Things seem to be working well with the links I posted. Now I need to find a site that won't disable the content-encoding on the 2nd request to see if the url is killed. If you know of any, let me know so I can test it.

I still might change the xhtml to text/plain and just force filtering when mathml is being used (by url). I haven't decided on this yet.

By the way, is there a filter naming convention to follow when you've modified someone elses filter?

Thanks for the insight

Mike
Add Thank You Quote this message in a reply
Dec. 12, 2004, 09:18 PM
Post: #5
 
Hi Siamesecat

I suspect that the reason you had no trouble with those sites is because filtering wasn't being forced.

I suppose you could verify that by checking the log window and seeing if you got any web filters to match.

Also, if your filters changed the "content-type" to "text/html" there wouldn't be a problem since that doesn't have to be forced to filter.

Thanks for checking

Mike
Add Thank You Quote this message in a reply
Dec. 13, 2004, 03:09 AM
Post: #6
 
z12 Wrote:Also, using a in-memory list is something that never occured to me before, hmm....
If i may suggest something, join prox-list. Some of the veterans are still alive. Also, the solution to above problem has been developed there.

Quote:Things seem to be working well with the links I posted.  Now I need to find a site that won't disable the content-encoding on the 2nd request to see if the url is killed.  If you know of any, let me know so I can test it.
I got into a redirect loop once because of that - before adding this check, but it was for gzipped text/plain and i don't remember where. No Expression

Quote:By the way, is there a filter naming convention to follow when you've modified someone elses filter?
I don't think so. There was something like that when altosax and Jor where still posting filters. We placed the original author first and added others if they did major modifications, like "[srl z12]". I still handle it that way.

Quote:Thanks for the insight
My pleasure. I'm actually quite happy that there is someone that runs into the same trouble than i do. In case of the caching header filters you've been there first and i learned. Smile!

sidki
Add Thank You Quote this message in a reply
Dec. 13, 2004, 06:15 AM
Post: #7
 
Quote:checking the log window and seeing if you got any web filters to match.

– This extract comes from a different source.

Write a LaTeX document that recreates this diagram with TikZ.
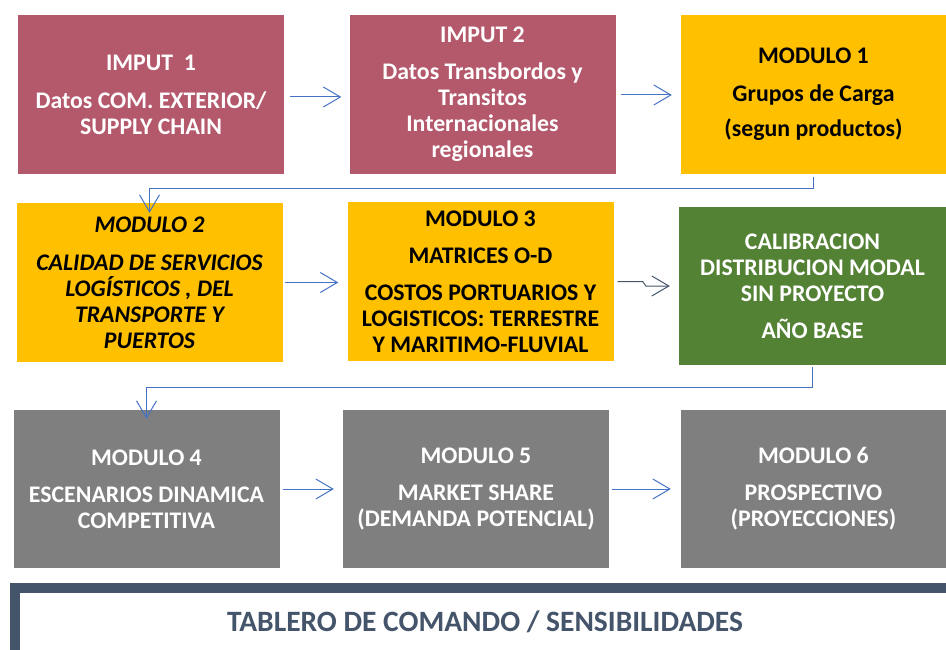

Also, if your filters changed the "content-type" to "text/html" there wouldn't be a problem since that doesn't have to be forced to filter.
I looked at the log window. Lots of filters are being used at those sites. If you look again at my filter, you will see that it does not do anything to the content-type except force filtering. The only other filter that would affect the content-type at those sites is one that compensates for missing content-type field by creating one with type = text/html. I doubt that all three sites' headers would be missing the content-type field. Where is the xhtml exactly? Except for stylesheets and javascript files, I saw type text/html on the root pages.
Add Thank You Quote this message in a reply
Dec. 13, 2004, 02:35 PM
Post: #8
 
Hi Siamesecat

Well, we'll have to get to the bottom of this! Smile!

Siamesecat Wrote:Where is the xhtml exactly?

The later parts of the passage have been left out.